Around 320 million years ago during the Carboniferous the primitive reptiles of the time split off into two basic groups – the saurapsids and the synapsids.  The first group led to everything we commonly think as being “reptiles” including beasts like turtles and alligators, but more famously into dinosaurs and their descendants, the birds.  The second group led to the “mammal-like” reptiles which are so named as they eventually produced all mammals, including you and me. 

So, the Dimetrodon is a distant cousin of ours that is more closely related to us than to lizards or Theropods like T-Rex.  What I find interesting is that for the first 70 or so million years it was our primitive ancestors who were the dominant branch while the saurapsids remained more in the shadows.  Then the “Great Dying” at the end of the Permian (which killed off as much as 95% of all species) all but wiped out the synapsids, thus allowing the subsequent domination of the dinosaurs and related animals for the following 185 million years.  One example of a dominant saurapsid is Picture Two which is of an aquatic dolphin-like reptile called an Ichthyosaur.

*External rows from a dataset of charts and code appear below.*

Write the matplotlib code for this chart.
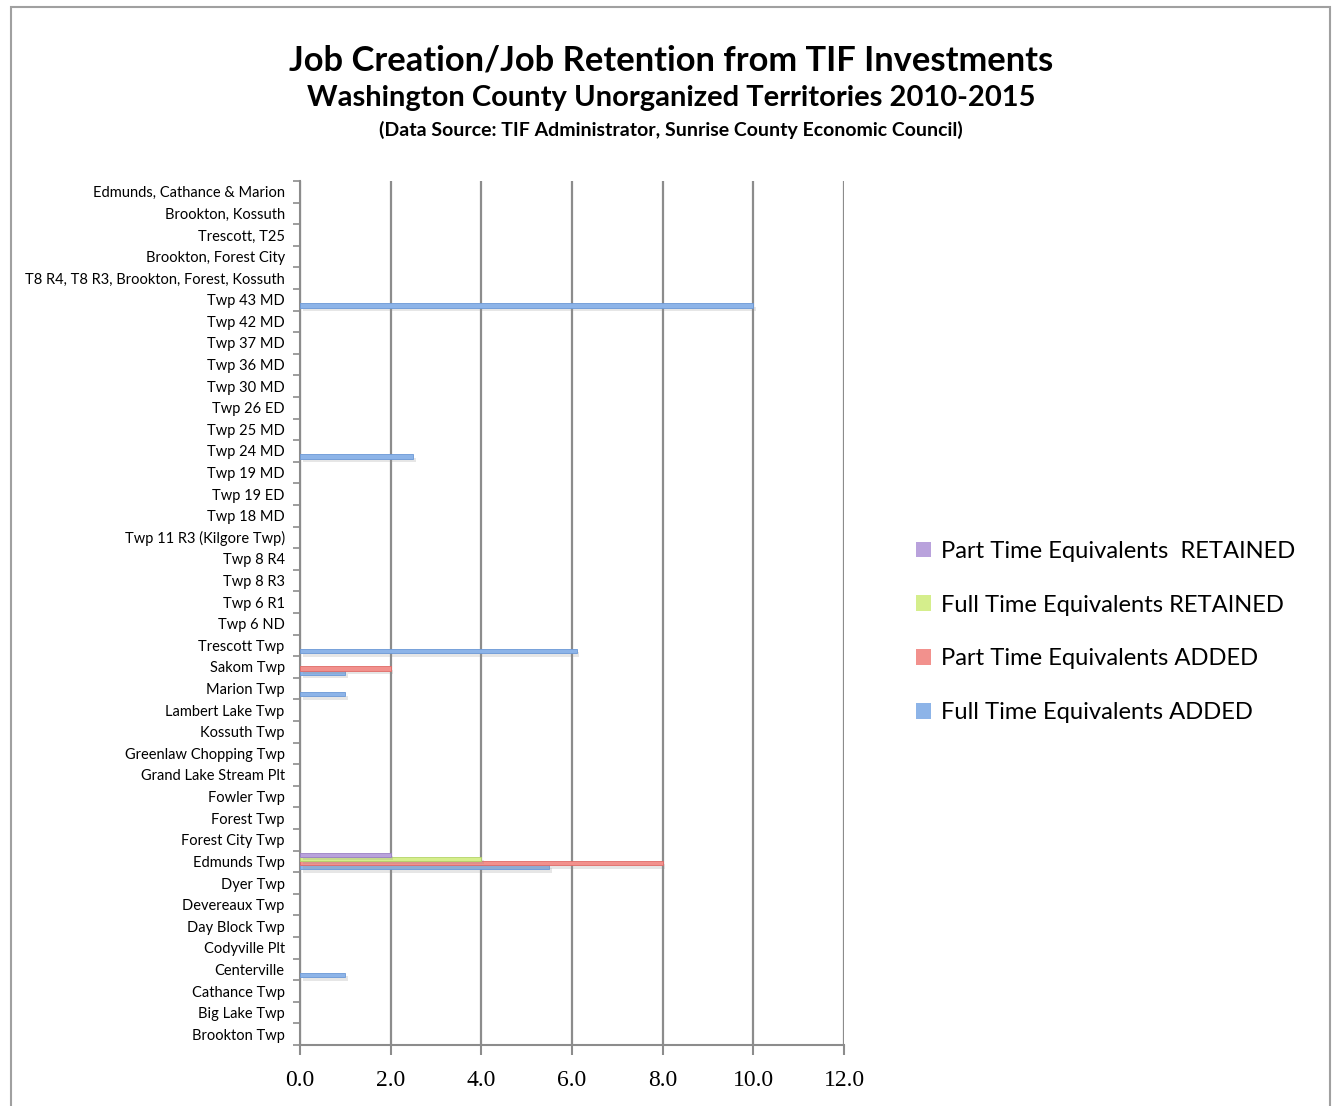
import matplotlib
matplotlib.use("Agg")
import matplotlib.pyplot as plt
import matplotlib.patheffects as pe
from matplotlib.patches import Rectangle
import numpy as np

# categories, bottom to top as they appear in the chart
places = ["Brookton Twp", "Big Lake Twp", "Cathance Twp", "Centerville", "Codyville Plt",
          "Day Block Twp", "Devereaux Twp", "Dyer Twp", "Edmunds Twp", "Forest City Twp",
          "Forest Twp", "Fowler Twp", "Grand Lake Stream Plt", "Greenlaw Chopping Twp",
          "Kossuth Twp", "Lambert Lake Twp", "Marion Twp", "Sakom Twp", "Trescott Twp",
          "Twp 6 ND", "Twp 6 R1", "Twp 8 R3", "Twp 8 R4", "Twp 11 R3 (Kilgore Twp)",
          "Twp 18 MD", "Twp 19 ED", "Twp 19 MD", "Twp 24 MD", "Twp 25 MD", "Twp 26 ED",
          "Twp 30 MD", "Twp 36 MD", "Twp 37 MD", "Twp 42 MD", "Twp 43 MD",
          "T8 R4, T8 R3, Brookton, Forest, Kossuth", "Brookton, Forest City",
          "Trescott, T25", "Brookton, Kossuth", "Edmunds, Cathance & Marion"]

# non-zero values only, everything else is 0
fte_added = {"Centerville": 1.0, "Edmunds Twp": 5.5, "Marion Twp": 1.0, "Sakom Twp": 1.0,
             "Trescott Twp": 6.1, "Twp 24 MD": 2.5, "Twp 43 MD": 10.0}
pte_added = {"Edmunds Twp": 8.0, "Sakom Twp": 2.0}
fte_retained = {"Edmunds Twp": 4.0}
pte_retained = {"Edmunds Twp": 2.0}

series = [("Full Time Equivalents ADDED", fte_added, "#8db4e8", "#6b98d6"),
          ("Part Time Equivalents ADDED", pte_added, "#f2918d", "#e06a66"),
          ("Full Time Equivalents RETAINED", fte_retained, "#d5ee8c", "#b4d468"),
          ("Part Time Equivalents  RETAINED", pte_retained, "#b9a2dc", "#9a80c4")]

W, H = 1335, 1106
fig = plt.figure(figsize=(W / 100, H / 100), dpi=100)
ax = fig.add_axes([300 / W, 1 - 1045 / H, 544 / W, 864 / H])

y = np.arange(len(places))
offsets = [-0.26, -0.07, 0.12, 0.31]
shadow = [pe.SimplePatchShadow(offset=(2, -2.5), shadow_rgbFace="#909090", alpha=0.22), pe.Normal()]
handles = []
for (name, vals, face, edge), off in zip(series, offsets):
    v = [vals.get(p, 0) for p in places]
    bars = ax.barh(y + off, v, height=0.2, color=face, edgecolor=edge, linewidth=0.6,
                   label=name, zorder=3)
    for b in bars:
        if b.get_width() > 0:
            b.set_path_effects(shadow)
        else:
            b.set_linewidth(0)
    handles.append(bars)

ax.set_xlim(0, 12)
ax.set_ylim(-0.5, len(places) - 0.5)
ax.set_xticks(np.arange(0, 13, 2))
ax.set_xticklabels([f"{t:.1f}" for t in np.arange(0, 13, 2)],
                   fontfamily="Liberation Serif", fontsize=17)
ax.set_yticks(y)
ax.set_yticklabels(places, fontfamily="Lato", fontsize=10.5)
ax.set_yticks(np.arange(-0.5, len(places), 1), minor=True)
ax.tick_params(axis="y", which="major", length=0, pad=11)
ax.tick_params(axis="y", which="minor", length=5, color="#8c8c8c", width=1.2)
ax.tick_params(axis="x", length=7, color="#8c8c8c", width=1.5, pad=11)
ax.grid(axis="x", color="#8c8c8c", linewidth=1.6, zorder=0)
for s in ["top", "right"]:
    ax.spines[s].set_visible(False)
for s in ["left", "bottom"]:
    ax.spines[s].set_color("#8c8c8c")
    ax.spines[s].set_linewidth(1.5)

fig.text(0.5025, 1 - 60 / H, "Job Creation/Job Retention from TIF Investments",
         ha="center", va="center", fontfamily="Lato", fontweight="bold", fontsize=24.8)
fig.text(0.5025, 1 - 98 / H, "Washington County Unorganized Territories 2010-2015",
         ha="center", va="center", fontfamily="Lato", fontweight="bold", fontsize=21)
fig.text(0.5025, 1 - 130 / H, "(Data Source: TIF Administrator, Sunrise County Economic Council)",
         ha="center", va="center", fontfamily="Lato", fontweight="bold", fontsize=14)

fig.legend(handles[::-1], [s[0] for s in series][::-1], loc="center left",
           bbox_to_anchor=(916 / W, 1 - 632 / H), frameon=False, borderpad=0,
           borderaxespad=0, handlelength=0.65, handleheight=0.65, handletextpad=0.4,
           labelspacing=1.38, prop={"family": "Lato", "size": 17.1})

fig.patches.append(Rectangle((11 / W, -0.02), 1319 / W, 1.02 - 7 / H, transform=fig.transFigure,
                             fill=False, edgecolor="#a0a0a0", linewidth=1.5))

fig.savefig("out.png", dpi=100)
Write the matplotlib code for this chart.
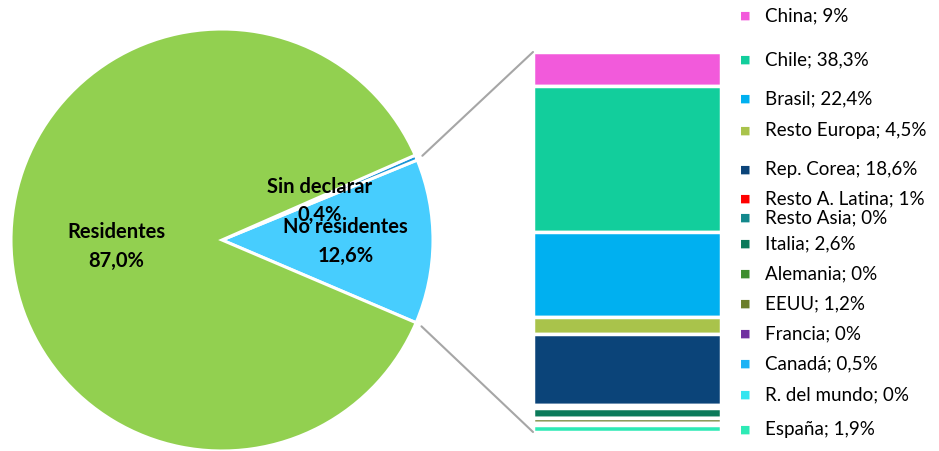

Of course, 65 million years ago at the end of the Cretaceous a big rock walloped the Earth and suddenly most of the saurapsids bit the dust, thereby allowing our ancestors to once more become the dominant animals on the planet (Yippee!).  What goes around comes around, I guess.

 

These next two animals are from eras even older than the first two.  Picture Three is of a Placoderm from the Devonian, approximately 430-360 million years ago.  It was a member of a family of large predatory fish with huge armored heads.  I don't know about you, but it looks fairly Tyranid-like to me. 

Pciture Four is of an Eurypterid (say that ten times fast), a family of so-called "sea scorpians" that lasted 210 million years starting way back in the Ordovician era about 460 Million B.C.  This particular example was the size of a bear, but there were even larger ones than this.  If you ask me these are so alien they look weird even compared to the 'Nids!

I also took pictures at the Air and Space Museum (which was literally one block away from my hotel).  I got these mostly because they are super nifty.

 

 

Picture Five is of a modern unmanned drone -- there has got to be some Imperial flyer potential here.  

Picture Six is of an experimental aircraft NASA used to test various technologies.  It's just simply cool.

Picture Seven is a model of the "original" (not really, but it's the first example to become famous) YB-49 flying wing from the late 1940s.  Unfortunately for its developer -- Northrop -- the technology to make a flying wing work safely did not really mature until the 1980s.

Picture Eight is of a collection of various rockets.  Nothing says "boom" like a missile.

These last two pics have nothing much to do with GW games, but I wanted to include them anyway.

 

I stopped by all the new monuments (at least since I lived nearby in the 80s), but none of them compare both visually and emotionally to the Vietnam War Memorial.  The second picture lists the name of a soldier who died in May of 1969 -- Larry D. Hoch.  I never met the guy (I was only 2 when he was killed), but he had the same last name as mine and given that he was from Pennsylvania -- the U.S. origin of the Hoch clan -- it is a good bet we are distantly related. 

For me this name brings home the true cost of war.  It's easy to forget that battles kill real people, not just little toy soldiers that we can later bring out again for another game as if nothing happened.  Hopefully, someday all "wars" will only be make-believe.